One of Finlator's controversial stances was a bridge too far even for his famously progressive Raleigh church, leading to his forced retirement. He wrote an open letter to then-President Jimmy Carter asking him to withhold federal funding from North Carolina State University for failing to desegregate adequately. Pullen, whose property is adjacent to the N.C. State campus, had several members who served on the school's faculty.
“He was part of a generation of preachers who came out of the progressive-to-liberal stream in Southern Baptist life,” said Bill Leonard, dean of North Carolina's Wake Forest Divinity School, according to the News & Observer. “They stuck their necks out when it wasn't safe and spoke in ways that gave courage to a great many others.”
The newspaper quoted Finlator in 1979 as saying, “the more I understand the Christian faith, the more I see the Bible is concerned with justice. And I've found that if God has any prejudice at all, he's prejudiced on the side of the poor and the deprived and the disinherited. But the church seems to be on the other side.”
Finlator, born in 1913 in Louisburg, N.C., was raised in Raleigh. He graduated from Wake Forest College (now University) in Winston-Salem, N.C.; and Southern Baptist Theological Seminary in Louisville, Ky.
He served several other North Carolina congregations before being called to Pullen in 1956. He and Robert Seymour, his colleague at Binkley Memorial Baptist Church in nearby Chapel Hill, soon earned reputations as two of the few white Baptist leaders publicly to support integration at the time.
The two congregations later became the first two churches kicked out of a Southern Baptist-affiliated state convention for affirming gays and lesbians.
Finlator publicly chided Wake Forest trustees in 1958 for failing to desegregate, and he supported sit-ins calling attention to segregation at local lunch counters in 1961. In 1962, he presented a resolution opposing capital punishment at the annual meeting of the Baptist State Convention of North Carolina. In 1965, he sent President Lyndon Johnson an open telegram opposing the war in Vietnam.
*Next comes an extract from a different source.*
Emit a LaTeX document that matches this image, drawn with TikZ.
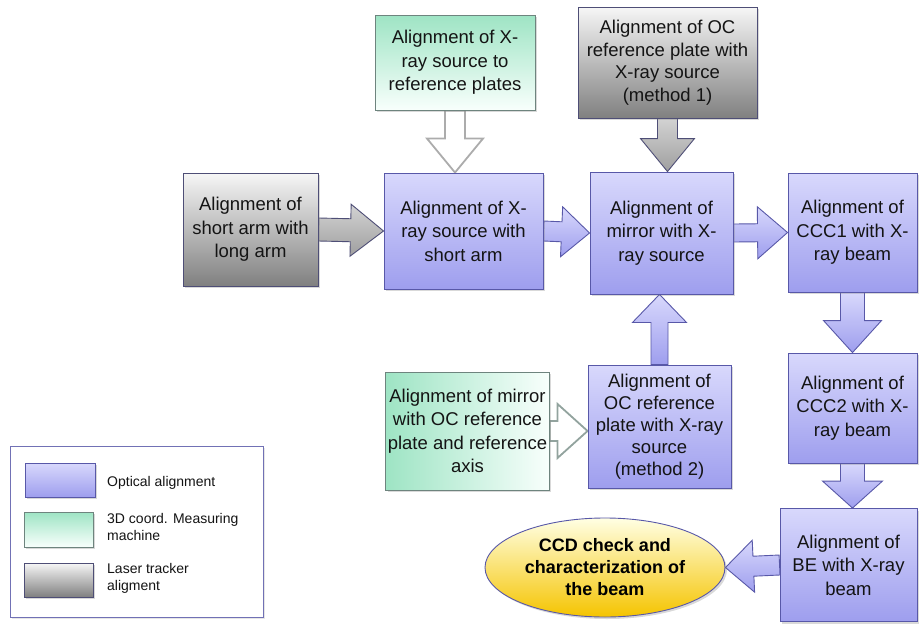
\documentclass[tikz,border=0pt]{standalone}
\usepackage{fontspec}
\setmainfont{Liberation Sans}
\usetikzlibrary{calc,shadows,shapes.geometric}
\pgfdeclarelayer{bg}
\pgfsetlayers{bg,main}
\definecolor{bluetop}{RGB}{216,216,252}
\definecolor{bluebot}{RGB}{158,158,238}
\definecolor{blueedge}{RGB}{88,88,168}
\definecolor{graytop}{RGB}{246,246,246}
\definecolor{graybot}{RGB}{128,128,128}
\definecolor{grayedge}{RGB}{78,78,118}
\definecolor{greentop}{RGB}{158,228,196}
\definecolor{greenbot}{RGB}{248,255,252}
\definecolor{greenedge}{RGB}{110,132,126}
\definecolor{goldtop}{RGB}{255,255,228}
\definecolor{goldbot}{RGB}{245,196,0}
\definecolor{txt}{RGB}{20,20,20}
\tikzset{
  box/.style={rectangle, align=center, inner sep=2pt, text=txt, line width=0.9pt,
    font=\fontsize{18.5}{23.5}\selectfont,
    drop shadow={opacity=0.3, shadow xshift=2pt, shadow yshift=-2pt}},
  optbox/.style={box, draw=blueedge, top color=bluetop, bottom color=bluebot},
  laserbox/.style={box, draw=grayedge, top color=graytop, bottom color=graybot},
  cmmbox/.style={box, draw=greenedge, top color=greentop, bottom color=greenbot},
  cmmboxh/.style={box, draw=greenedge, left color=greentop, right color=greenbot},
  arrblue/.style={draw=blueedge, line width=0.9pt, top color=bluetop, bottom color=bluebot},
  arrgray/.style={draw=grayedge, line width=0.9pt, top color=gray!35, bottom color=gray!75},
  arrwhite/.style={draw=gray!65, line width=1.8pt, fill=white},
  arrwhitegreen/.style={draw=greenedge!75, line width=1.8pt, fill=white},
  legtext/.style={anchor=west, inner sep=0pt, align=left, text=txt, font=\fontsize{14}{17}\selectfont}
}
% style, start, tip, shaft half-width, head half-width, head length
\newcommand{\blockarr}[6]{%
  \coordinate (neck) at ($(#3)!#6!(#2)$);
  \path[#1] ($(#2)!#4!90:(#3)$) -- ($(neck)!#4!90:(#3)$) -- ($(neck)!#5!90:(#3)$)
    -- (#3) -- ($(neck)!#5!-90:(#3)$) -- ($(neck)!#4!-90:(#3)$)
    -- ($(#2)!#4!-90:(#3)$) -- cycle;}
\begin{document}
\begin{tikzpicture}[x=1pt,y=-1pt]
\useasboundingbox (0,0) rectangle (919,629);

% main boxes
\node[laserbox, minimum width=135pt, minimum height=113pt] (long) at (250.5,229.5)
  {Alignment of\\short arm with\\long arm};
\node[optbox, minimum width=159pt, minimum height=116pt] (xsrc) at (463.5,231)
  {Alignment of X-\\ray source with\\short arm};
\node[cmmbox, minimum width=160pt, minimum height=95pt] (top) at (455,62.5)
  {Alignment of X-\\ray source to\\reference plates};
\node[laserbox, minimum width=179pt, minimum height=111pt, font=\fontsize{18.5}{22.5}\selectfont] (oc1) at (667.5,62.5)
  {Alignment of OC\\reference plate with\\X-ray source\\(method 1)};
\node[optbox, minimum width=143pt, minimum height=122pt] (mirror) at (661.5,233)
  {Alignment of\\mirror with X-\\ray source};
\node[optbox, minimum width=129pt, minimum height=119pt] (ccc1) at (852.5,232.5)
  {Alignment of\\CCC1 with X-\\ray beam};
\node[optbox, minimum width=129pt, minimum height=110pt] (ccc2) at (852.5,408)
  {Alignment of\\CCC2 with X-\\ray beam};
\node[optbox, minimum width=137pt, minimum height=113pt] (be) at (848.5,565)
  {Alignment of\\BE with X-ray\\beam};
\node[optbox, minimum width=143pt, minimum height=123pt, font=\fontsize{18.5}{22}\selectfont] (oc2) at (659.5,426.5)
  {Alignment of\\OC reference\\plate with X-ray\\source\\(method 2)};
\node[cmmboxh, minimum width=141pt, minimum height=118pt] (moc) at (467.5,431)
  {Alignment of mirror\\with OC reference\\plate and reference\\axis};
\node[ellipse, draw=blueedge, line width=0.9pt, top color=goldtop, bottom color=goldbot,
  minimum width=240pt, minimum height=99pt, inner sep=0pt, align=center, text=black,
  font=\bfseries\fontsize{18}{22}\selectfont,
  drop shadow={opacity=0.3, shadow xshift=2pt, shadow yshift=-2pt}] (ell) at (605,567.5)
  {CCD check and\\characterization of\\the beam};

% legend
\node[draw=blueedge!85, fill=white, line width=0.7pt, minimum width=253pt, minimum height=171pt,
  drop shadow={opacity=0.2, shadow xshift=1.5pt, shadow yshift=-1.5pt}] (legend) at (136.5,531.5) {};
\node[optbox, minimum width=70pt, minimum height=34pt] (sw1) at (60,480) {};
\node[cmmbox, minimum width=69pt, minimum height=35pt] (sw2) at (58.5,529.5) {};
\node[laserbox, minimum width=69pt, minimum height=34pt] (sw3) at (58.5,580) {};
\node[legtext] (lt1) at (107,483) {Optical alignment};
\node[legtext] (lt2) at (107,527) {3D coord. Measuring\\machine};
\node[legtext] (lt3) at (107,578) {Laser tracker\\aligment};

% connectors (block arrows) behind the boxes
\coordinate (t2) at (top.south |- xsrc.north);
\coordinate (t3) at (oc1.south |- mirror.north);
\coordinate (t4) at (oc2.north |- mirror.south);
\coordinate (t5) at (ccc1.south |- ccc2.north);
\coordinate (t6) at (ccc2.south |- be.north);
\coordinate (t7) at (moc.east -| oc2.west);
\begin{pgfonlayer}{bg}
\blockarr{arrgray}{long.east}{xsrc.west}{11.5pt}{26pt}{33pt}
\blockarr{arrblue}{xsrc.east}{mirror.west}{10pt}{25pt}{28pt}
\blockarr{arrblue}{mirror.east}{ccc1.west}{9pt}{26pt}{30pt}
\blockarr{arrwhite}{top.south}{t2}{10pt}{28pt}{34pt}
\blockarr{arrgray}{oc1.south}{t3}{10pt}{27pt}{33pt}
\blockarr{arrblue}{oc2.north}{t4}{8.5pt}{27pt}{28pt}
\blockarr{arrblue}{ccc1.south}{t5}{12pt}{29pt}{32pt}
\blockarr{arrblue}{ccc2.south}{t6}{12pt}{30pt}{27pt}
\blockarr{arrblue}{be.west}{ell.east}{10pt}{26pt}{28pt}
\blockarr{arrwhitegreen}{moc.east}{t7}{10pt}{27pt}{30pt}
\end{pgfonlayer}
\end{tikzpicture}
\end{document}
Despite his forced retirement from Pullen, Finlator continued to enjoy a good relationship with many church members. The church's fellowship hall is named in his honor.
Finlator is survived by his wife of 64 years, Mary Elizabeth Finlator; his son, Wallace Jr.; daughters Elizabeth McCutchen of Farmville, Va.; and Martha Finlator of Alexandria, Va.; and eight grandchildren.